Cela représente près de 135 000 achats de logements neufs en 2024, contre seulement 86 000 logements achevés cette même année. Le nombre de mises en chantier a peut-être augmenté, mais reste inférieur à la demande, avec 112 000 unités.

Quelque chose doit changer et, malheureusement pour l’instant, c’est l’avenir de la jeunesse espagnole qui en fait les frais. Elle est incapable de quitter le domicile parental et de commencer une vie indépendante. Pour l’instant, la situation économique de l’Espagne semble favorable, avec un taux de croissance prévu de 2,6 %. Ce sera l’un des plus élevés de l’UE. Le chômage continue de baisser et devrait passer sous la barre des 10 % en 2026, pour la première fois depuis une décennie.
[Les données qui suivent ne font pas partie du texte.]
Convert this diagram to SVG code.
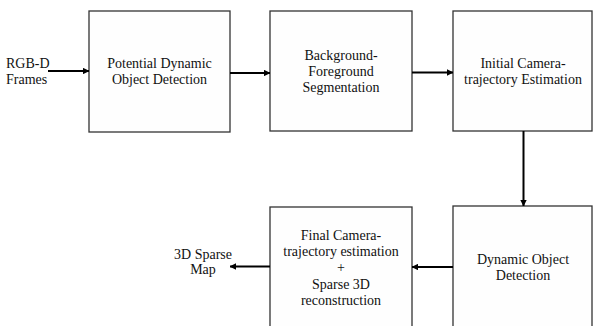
<svg xmlns="http://www.w3.org/2000/svg" width="593" height="326" viewBox="0 0 593 326">
<defs>
<style>
.box{fill:#fefefe;stroke:#333;stroke-width:1.3}
text{font-size:14px;fill:#111;text-anchor:middle}
.c{stroke:#000;stroke-width:2;fill:none}
</style>
<marker id="ah" viewBox="0 0 8 8" refX="7.5" refY="4" markerWidth="3.2" markerHeight="3.2" orient="auto" markerUnits="strokeWidth">
<path d="M0,0 L8,4 L0,8 Z" fill="#000"/>
</marker>
</defs>
<rect width="593" height="326" fill="#fff"/>
<g id="n1" font-family="Liberation Serif">
<rect class="box" x="89" y="11" width="141" height="121"/>
<text x="159.5" y="68">Potential Dynamic</text>
<text x="159.5" y="84">Object Detection</text>
</g>
<g id="n2" font-family="Liberation Serif">
<rect class="box" x="270" y="11" width="142" height="120"/>
<text x="341" y="60">Background-</text>
<text x="341" y="76">Foreground</text>
<text x="341" y="92">Segmentation</text>
</g>
<g id="n3" font-family="Liberation Serif">
<rect class="box" x="453" y="11" width="139" height="120"/>
<text x="523" y="68">Initial Camera-</text>
<text x="523" y="84">trajectory Estimation</text>
</g>
<g id="n4" font-family="Liberation Serif">
<rect class="box" x="453" y="206" width="139" height="130"/>
<text x="523" y="264">Dynamic Object</text>
<text x="523" y="280">Detection</text>
</g>
<g id="n5" font-family="Liberation Serif">
<rect class="box" x="270" y="207" width="142" height="129"/>
<text x="341" y="240">Final Camera-</text>
<text x="341" y="256">trajectory estimation</text>
<text x="341" y="272">+</text>
<text x="341" y="289">Sparse 3D</text>
<text x="341" y="305">reconstruction</text>
</g>
<g id="in" font-family="Liberation Serif">
<text x="6" y="68" style="text-anchor:start">RGB-D</text>
<text x="6" y="84" style="text-anchor:start">Frames</text>
</g>
<g id="out" font-family="Liberation Serif">
<text x="203" y="259">3D Sparse</text>
<text x="203" y="274">Map</text>
</g>
<g id="connectors">
<line class="c" x1="48" y1="71" x2="89" y2="71" marker-end="url(#ah)"/>
<line class="c" x1="230" y1="73" x2="270" y2="73" marker-end="url(#ah)"/>
<line class="c" x1="412" y1="72.5" x2="453" y2="72.5" marker-end="url(#ah)"/>
<line class="c" x1="523.5" y1="131" x2="523.5" y2="206" marker-end="url(#ah)"/>
<line class="c" x1="453" y1="267" x2="412" y2="267" marker-end="url(#ah)"/>
<line class="c" x1="270" y1="266.5" x2="230" y2="266.5" marker-end="url(#ah)"/>
</g>
</svg>
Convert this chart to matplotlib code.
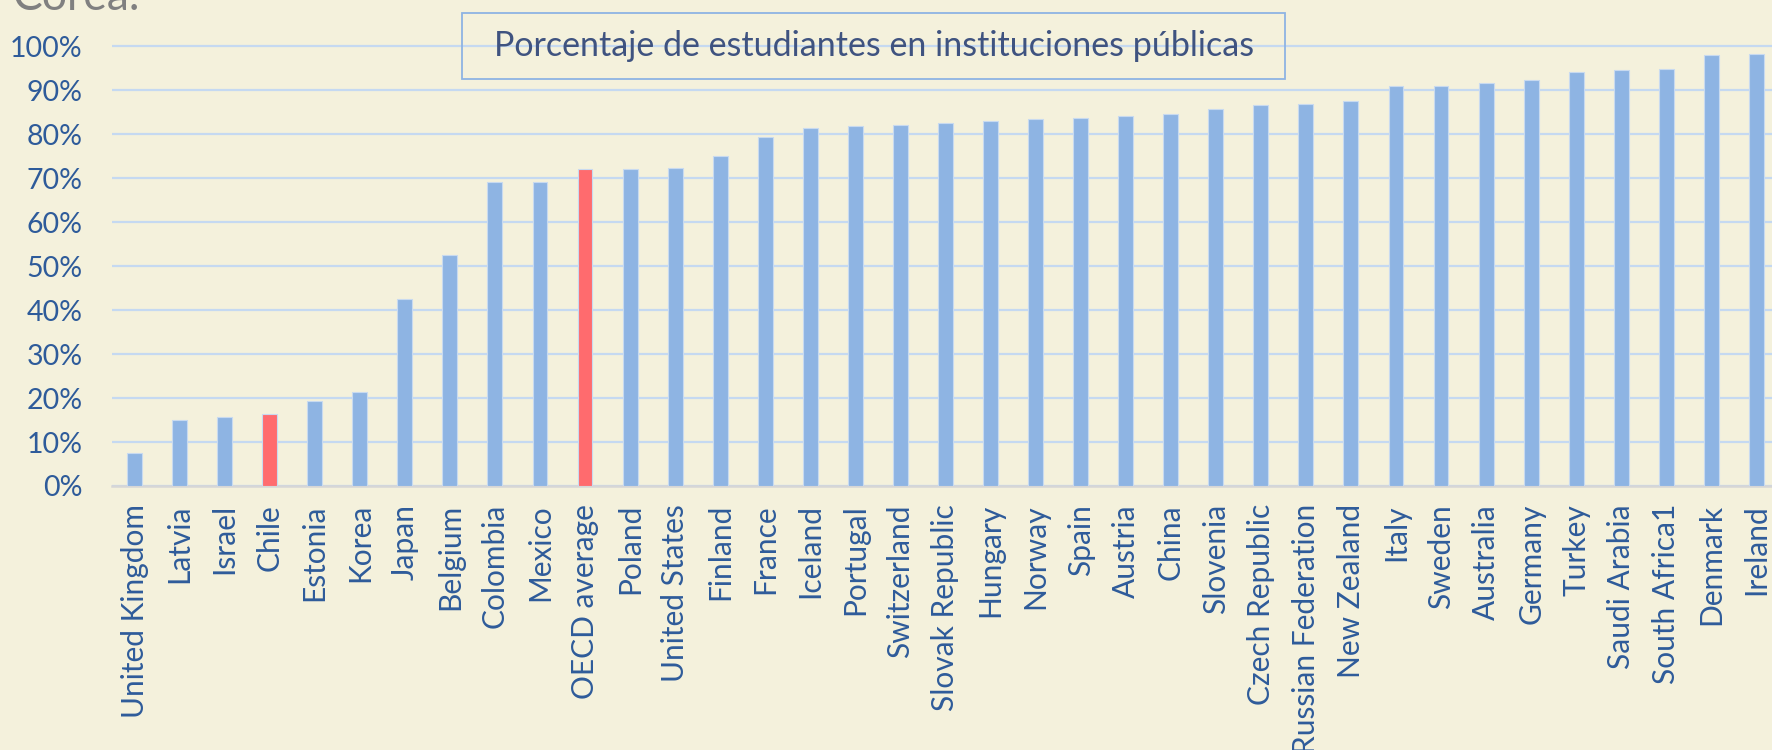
"""
Porcentaje de estudiantes en instituciones publicas (OECD countries).
Bar chart, Chile and OECD average highlighted.
"""

import matplotlib
matplotlib.use("Agg")
import matplotlib.pyplot as plt
from matplotlib.patches import Rectangle
from matplotlib.ticker import PercentFormatter

countries = ['United Kingdom', 'Latvia', 'Israel', 'Chile', 'Estonia', 'Korea',
             'Japan', 'Belgium', 'Colombia', 'Mexico', 'OECD average', 'Poland',
             'United States', 'Finland', 'France', 'Iceland', 'Portugal',
             'Switzerland', 'Slovak Republic', 'Hungary', 'Norway', 'Spain',
             'Austria', 'China', 'Slovenia', 'Czech Republic',
             'Russian Federation', 'New Zealand', 'Italy', 'Sweden', 'Australia',
             'Germany', 'Turkey', 'Saudi Arabia', 'South Africa1', 'Denmark',
             'Ireland']
public_share = [7.5, 15.1, 15.7, 16.3, 19.4, 21.4,
                42.4, 52.5, 69.0, 69.2, 72.0, 72.1,
                72.2, 75.0, 79.3, 81.4, 81.9,
                82.1, 82.4, 82.9, 83.5, 83.7,
                84.2, 84.5, 85.7, 86.6,
                86.8, 87.5, 90.9, 91.0, 91.5,
                92.2, 94.0, 94.5, 94.8, 97.9,
                98.3]
highlight = ['Chile', 'OECD average']

BG = '#F4F1DC'
BLUE = '#8EB4E3'
RED = '#FF6B6E'
LABEL = '#2E5B9A'

plt.rcParams['font.family'] = ['Lato', 'DejaVu Sans']

fig = plt.figure(figsize=(17.72, 7.5), dpi=100, facecolor=BG)
ax = fig.add_axes([0.0632, 0.352, 0.9407, 0.5925])
ax.set_facecolor(BG)

colors = [RED if c in highlight else BLUE for c in countries]
x = range(len(countries))
ax.bar(x, [v / 100 for v in public_share], width=0.33, color=colors,
       edgecolor='#C8DAF0', linewidth=0.8, zorder=3)

ax.set_xlim(-0.5, len(countries) - 0.5)
ax.set_ylim(0, 1.01)
ax.set_yticks([i / 10 for i in range(11)])
ax.yaxis.set_major_formatter(PercentFormatter(1.0, decimals=0))
ax.set_xticks(list(x))
ax.set_xticklabels(countries, rotation=90, ha='center', va='top')

ax.grid(axis='y', color='#C5D9F1', linewidth=1.6, zorder=0)
for side in ['top', 'right', 'left']:
    ax.spines[side].set_visible(False)
ax.spines['bottom'].set_color('#D6D6D6')
ax.spines['bottom'].set_linewidth(1.8)

ax.tick_params(axis='y', length=0, pad=21, labelsize=20.5, labelcolor=LABEL)
ax.tick_params(axis='x', length=0, pad=13, labelsize=21.5, labelcolor=LABEL)

# title box (transparent, the gridline shows through)
fig.patches.append(Rectangle((0.2607, 0.8947), 0.4644, 0.0873,
                             transform=fig.transFigure, facecolor='none',
                             edgecolor='#8EB4E3', linewidth=1.3))
fig.text(0.493, 0.9387, 'Porcentaje de estudiantes en instituciones públicas',
         ha='center', va='center', fontsize=24.5, color='#3F5380')

# leftover slide text, cut at the top
fig.text(0.0073, 0.9867, 'Corea.', ha='left', va='baseline', fontsize=32,
         color='#808080')

plt.savefig('out.png', dpi=100, facecolor=BG)
plt.close()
Ce sont de bonnes nouvelles. Mais si le marché immobilier ne se rééquilibre pas, la consommation différée des jeunes qui épargnent pour pouvoir acheter et s’installer pèsera sur l’économie.

Offrir aux jeunes la possibilité de démarrer leur vie n’est pas seulement une bonne politique éthique. C’est aussi une bonne politique économique. Les propriétaires dépensent davantage et accélèrent la circulation économique. Les épargnants excessifs ralentissent cette vitesse, ainsi que la croissance des revenus et de l’emploi. Ce serait une opportunité manquée que le boom économique actuel en Espagne pourrait offrir.